Manhaj adalah metode, tahqiq adalah memeriksa, meneliti, menyelidiki, dan makhthuuthah artinya manuskip atau naskah tulisan tangan. Sedangkan edit dalam kamus bahasa Indonesia berarti menyunting.

Sehingga subjudul “Metode Pengeditan Naskah” bisa dipahami sekedar mengedit/ memperbaiki bahasa suatu naskah yang biasanya bertujuan agar mudah dipahami. Padahal, sebagaimana isi paragraf yang ada di bawahnya bahwa yang dimaksud adalah metode meneliti keotentikan naskah tulisan tangan Suhail bin Abi Shalih yang berasal dari ayahnya Abu Hurairah. Bukankah penggunaan subjudul yang tidak jelas bisa mengacaukan pembaca. Atau bahkan bisa juga dikatakan melanggar amanah yang disampaikan oleh pihak penulis buku aslinya –yang tertulis di hal xiii edisi bahasa Indonesia– yaitu boleh diterjemahkan dengan syarat jujur dan cermat.
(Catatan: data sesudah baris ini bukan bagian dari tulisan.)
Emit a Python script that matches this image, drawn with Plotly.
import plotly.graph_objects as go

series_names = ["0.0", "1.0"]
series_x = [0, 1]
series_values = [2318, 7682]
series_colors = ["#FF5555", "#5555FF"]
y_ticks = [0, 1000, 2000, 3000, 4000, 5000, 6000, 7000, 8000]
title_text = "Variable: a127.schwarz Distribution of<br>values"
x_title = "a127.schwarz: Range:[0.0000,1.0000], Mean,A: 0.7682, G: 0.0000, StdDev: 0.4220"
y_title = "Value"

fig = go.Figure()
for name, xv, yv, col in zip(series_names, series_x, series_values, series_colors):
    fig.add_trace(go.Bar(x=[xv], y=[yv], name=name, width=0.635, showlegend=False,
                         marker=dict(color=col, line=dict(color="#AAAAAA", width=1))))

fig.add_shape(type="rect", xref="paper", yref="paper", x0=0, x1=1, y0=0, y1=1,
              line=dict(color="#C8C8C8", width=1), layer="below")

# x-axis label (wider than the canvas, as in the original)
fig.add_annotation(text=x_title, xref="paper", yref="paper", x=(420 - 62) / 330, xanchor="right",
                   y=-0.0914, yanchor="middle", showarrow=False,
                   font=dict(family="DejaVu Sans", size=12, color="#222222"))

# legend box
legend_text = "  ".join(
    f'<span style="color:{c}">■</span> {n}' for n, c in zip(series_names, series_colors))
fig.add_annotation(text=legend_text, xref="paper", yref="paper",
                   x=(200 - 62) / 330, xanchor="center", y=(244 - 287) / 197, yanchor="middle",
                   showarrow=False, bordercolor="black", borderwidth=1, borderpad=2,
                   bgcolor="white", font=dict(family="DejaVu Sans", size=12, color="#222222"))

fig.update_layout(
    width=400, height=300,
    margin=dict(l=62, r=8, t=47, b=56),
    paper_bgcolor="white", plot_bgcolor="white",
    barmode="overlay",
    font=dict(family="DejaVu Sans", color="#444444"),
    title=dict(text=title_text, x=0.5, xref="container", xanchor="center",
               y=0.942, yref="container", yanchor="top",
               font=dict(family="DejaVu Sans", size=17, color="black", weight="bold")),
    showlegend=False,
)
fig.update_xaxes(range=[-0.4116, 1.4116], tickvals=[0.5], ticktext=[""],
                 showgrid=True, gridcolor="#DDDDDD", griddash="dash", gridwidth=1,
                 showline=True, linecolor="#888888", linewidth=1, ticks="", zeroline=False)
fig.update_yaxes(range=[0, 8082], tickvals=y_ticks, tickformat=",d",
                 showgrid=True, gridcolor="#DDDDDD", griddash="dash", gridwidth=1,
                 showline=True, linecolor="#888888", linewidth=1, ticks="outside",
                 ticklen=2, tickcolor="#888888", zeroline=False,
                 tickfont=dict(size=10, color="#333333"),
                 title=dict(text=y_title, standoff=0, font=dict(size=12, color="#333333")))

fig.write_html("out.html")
Hal semacam ini juga terjadi pada isi subjudul tersebut di halaman 660 pada point 10. Naskah aslinya juz 2 hal 472: البحث عن عدد مرات ورود ،الشواهد في مسند الإمام أحمد

Ali Musthafa menterjemahkan dengan : ‘Menghitung berapa kali hadits-hadits itu disebutkan dalam kitab Musnad Imam Ahmad bin Hambal’
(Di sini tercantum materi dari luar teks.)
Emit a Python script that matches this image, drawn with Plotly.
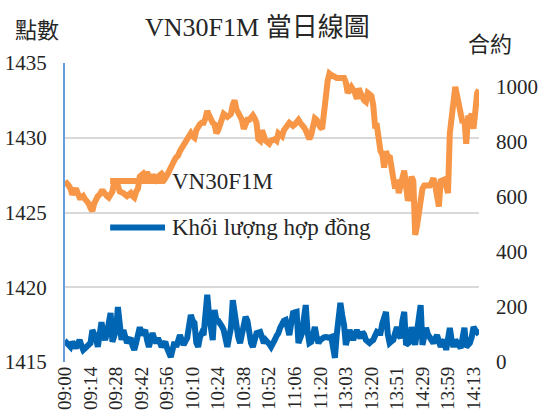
import plotly.graph_objects as go

tick_labels = ["09:00", "09:14", "09:28", "09:42", "09:56", "10:10", "10:24", "10:38",
               "10:52", "11:06", "11:20", "13:03", "13:20", "13:51", "14:29", "13:59", "14:13"]

price = [
    1427.1, 1427.0, 1426.8, 1426.6, 1426.2, 1426.4, 1426.6, 1426.3, 1426.0, 1426.0,
    1426.1, 1425.9, 1425.8, 1425.6, 1425.3, 1425.1, 1425.6, 1425.9, 1426.1, 1426.2,
    1426.4, 1426.4, 1426.2, 1426.1, 1426.0, 1426.2, 1426.4, 1427.1, 1426.9, 1426.8,
    1426.4, 1426.4, 1426.3, 1426.2, 1426.1, 1426.2, 1426.3, 1426.1, 1426.0, 1426.4,
    1426.6, 1427.4, 1427.5, 1427.6, 1427.4, 1427.7, 1427.4, 1427.3, 1427.4, 1427.4,
    1427.2, 1427.4, 1427.5, 1427.6, 1427.4, 1427.3, 1427.5, 1427.8, 1428.1, 1428.3,
    1428.5, 1428.7, 1428.8, 1429.1, 1429.3, 1429.6, 1429.7, 1429.9, 1430.1, 1430.3,
    1430.1, 1430.0, 1430.5, 1430.8, 1430.9, 1431.0, 1431.0, 1431.3, 1431.8, 1431.5,
    1431.2, 1431.0, 1430.9, 1430.3, 1430.5, 1430.8, 1431.3, 1431.6, 1431.5, 1431.4,
    1431.5, 1431.6, 1432.2, 1432.5, 1431.9, 1431.7, 1431.4, 1431.2, 1430.6, 1430.9,
    1431.2, 1431.2, 1431.3, 1431.5, 1431.3, 1431.0, 1429.9, 1429.8, 1430.5, 1430.1,
    1429.8, 1429.7, 1429.6, 1429.8, 1429.9, 1429.9, 1429.8, 1430.3, 1430.2, 1430.1,
    1430.5, 1430.7, 1430.8, 1431.0, 1430.9, 1430.8, 1430.9, 1431.0, 1431.2, 1431.0,
    1430.9, 1430.7, 1430.5, 1430.1, 1429.9, 1430.2, 1430.6, 1431.3, 1431.2, 1430.9,
    1430.7, 1430.6, 1431.4, 1432.7, 1433.8, 1434.3, 1434.2, 1434.1, 1434.1, 1434.0,
    1434.0, 1434.0, 1434.0, 1434.0, 1433.7, 1433.0, 1433.2, 1433.4, 1433.2, 1433.0,
    1432.6, 1433.3, 1433.0, 1432.7, 1432.5, 1432.4, 1433.0, 1432.9, 1432.8, 1432.2,
    1430.8, 1430.8, 1429.8, 1429.1, 1428.9, 1428.0, 1429.1, 1428.7, 1428.8, 1427.7,
    1427.3, 1426.6, 1427.2, 1426.3, 1426.8, 1427.5, 1427.8, 1426.8, 1425.8, 1426.1,
    1427.4, 1427.1, 1423.5, 1424.1, 1424.9, 1426.1, 1426.6, 1426.8, 1426.8, 1426.9,
    1426.8, 1427.0, 1427.3, 1426.8, 1425.8, 1425.4, 1427.1, 1427.2, 1427.2, 1426.8,
    1426.3, 1430.3, 1431.5, 1432.3, 1433.4, 1432.8, 1432.3, 1431.5, 1431.0, 1431.2,
    1429.6, 1431.3, 1431.3, 1431.6, 1430.6, 1431.8, 1433.0, 1433.2,
]

volume = [
    60, 69, 62, 55, 73, 60, 51, 65, 80, 60,
    44, 50, 55, 65, 69, 116, 100, 87, 55, 90,
    145, 100, 80, 105, 150, 178, 73, 90, 116, 200,
    120, 80, 116, 90, 69, 80, 87, 60, 44, 70,
    100, 127, 98, 110, 116, 80, 55, 80, 105, 85,
    69, 87, 70, 55, 65, 73, 50, 35, 18, 45,
    73, 55, 70, 98, 80, 62, 75, 87, 130, 171,
    150, 142, 70, 55, 90, 105, 98, 170, 244, 170,
    127, 80, 189, 153, 150, 142, 130, 116, 80, 55,
    90, 124, 225, 170, 116, 90, 69, 110, 142, 164,
    150, 90, 69, 55, 80, 105, 107, 109, 90, 69,
    80, 75, 65, 55, 65, 80, 95, 105, 125, 142,
    150, 153, 120, 98, 140, 178, 180, 182, 69, 90,
    105, 160, 207, 110, 69, 73, 100, 127, 90, 69,
    80, 87, 90, 91, 87, 88, 91, 60, 15, 100,
    180, 215, 170, 135, 62, 90, 116, 100, 80, 100,
    116, 100, 87, 109, 100, 80, 75, 69, 75, 80,
    95, 109, 105, 105, 140, 175, 182, 100, 69, 75,
    80, 105, 127, 100, 87, 150, 182, 62, 65, 73,
    127, 90, 62, 110, 170, 207, 62, 90, 124, 100,
    87, 80, 69, 85, 98, 75, 55, 70, 80, 44,
    90, 124, 80, 55, 80, 65, 60, 51, 100, 124,
    55, 60, 69, 90, 127, 116, 110, 100,
]

series_names = ["VN30F1M", "Khối lượng hợp đồng"]
colors = ["#F79646", "#0066B3"]

idx = list(range(len(price)))
tick_step = 14
tick_vals = idx[::tick_step][:len(tick_labels)]

FONT = "'Liberation Serif', 'Times New Roman', serif"
CJK = "'Noto Sans CJK TC', sans-serif"

fig = go.Figure()
fig.add_trace(go.Scatter(x=idx, y=price, mode="lines", name=series_names[0],
                         line=dict(color=colors[0], width=6), yaxis="y", showlegend=False))
fig.add_trace(go.Scatter(x=idx, y=volume, mode="lines", name=series_names[1],
                         line=dict(color=colors[1], width=6), yaxis="y2", showlegend=False))

fig.update_layout(
    width=545, height=418,
    margin=dict(l=65, r=66, t=63, b=56),
    paper_bgcolor="white", plot_bgcolor="white",
    font=dict(family=FONT, size=21, color="#262626"),
    xaxis=dict(range=[0, len(price) - 1], tickmode="array", tickvals=tick_vals,
               ticktext=tick_labels, tickangle=-90, tickfont=dict(family=FONT, size=19),
               showgrid=False, zeroline=False, showline=False, ticks="",
               automargin=False),
    yaxis=dict(range=[1415, 1435], dtick=5, tick0=1415, showgrid=True,
               gridcolor="#D9D9D9", gridwidth=1.5, zeroline=False,
               showline=True, linecolor="#6A9BDB", linewidth=2, ticks="",
               tickfont=dict(family=FONT, size=21),
               ticklabelstandoff=12, automargin=False),
    yaxis2=dict(range=[0, 1087], tickvals=[0, 200, 400, 600, 800, 1000],
                overlaying="y", side="right", showgrid=False, zeroline=False,
                tickfont=dict(family=FONT, size=21),
                showline=False, ticks="", ticklabelstandoff=16, automargin=False),
)

# Manual legend (line samples and labels) inside the plot area
legend_y = [0.605, 0.45]
for name, col, ly in zip(series_names, colors, legend_y):
    fig.add_shape(type="line", xref="paper", yref="paper", x0=0.109, x1=0.2415,
                  y0=ly, y1=ly, line=dict(color=col, width=6))
    fig.add_annotation(xref="paper", yref="paper", x=0.254, y=ly, text=name,
                       showarrow=False, xanchor="left", yanchor="middle",
                       font=dict(family=FONT, size=23, color="#262626"))

fig.add_annotation(xref="paper", yref="paper", x=0.464, y=1.12, text="VN30F1M 當日線圖",
                   showarrow=False, xanchor="center", yanchor="middle",
                   font=dict(family="'Liberation Serif', 'Noto Sans CJK TC', serif",
                             size=26, color="#262626"))
fig.add_annotation(xref="paper", yref="paper", x=-0.068, y=1.117, text="點數",
                   showarrow=False, xanchor="center", yanchor="middle",
                   font=dict(family=CJK, size=22, color="#262626"))
fig.add_annotation(xref="paper", yref="paper", x=1.027, y=1.07, text="合約",
                   showarrow=False, xanchor="center", yanchor="middle",
                   font=dict(family=CJK, size=22, color="#262626"))

fig.write_html("out.html", config={"displayModeBar": False},
               post_script="document.body.style.margin='0';")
Kata as-Syawahid dalam naskah asli tidak ia terjemahkan, padahal as-Syawahid dalam ilmu hadits merupakan istilah khusus bukan sekedar penyebutan berulang-ulang atas sebuah hadits. As-Syawahid adalah hadits lain yang matannya semakna tapi sanadnya berbeda, bukan sekedar banyaknya matan bukan yang disebutan berulang-ulang.

Dengan paparan di atas pembaca diharapkan dapat menyimpulkan dan menilai kredibilitas Prof. K.H. Ali Mustafa Yaqub, MA sebagai Guru Besar Ilmu Hadits pada Institut Ilmu al-Qur’an (IIQ) Jakarta dan Ketua Komisi Fatwa MUI Pusat.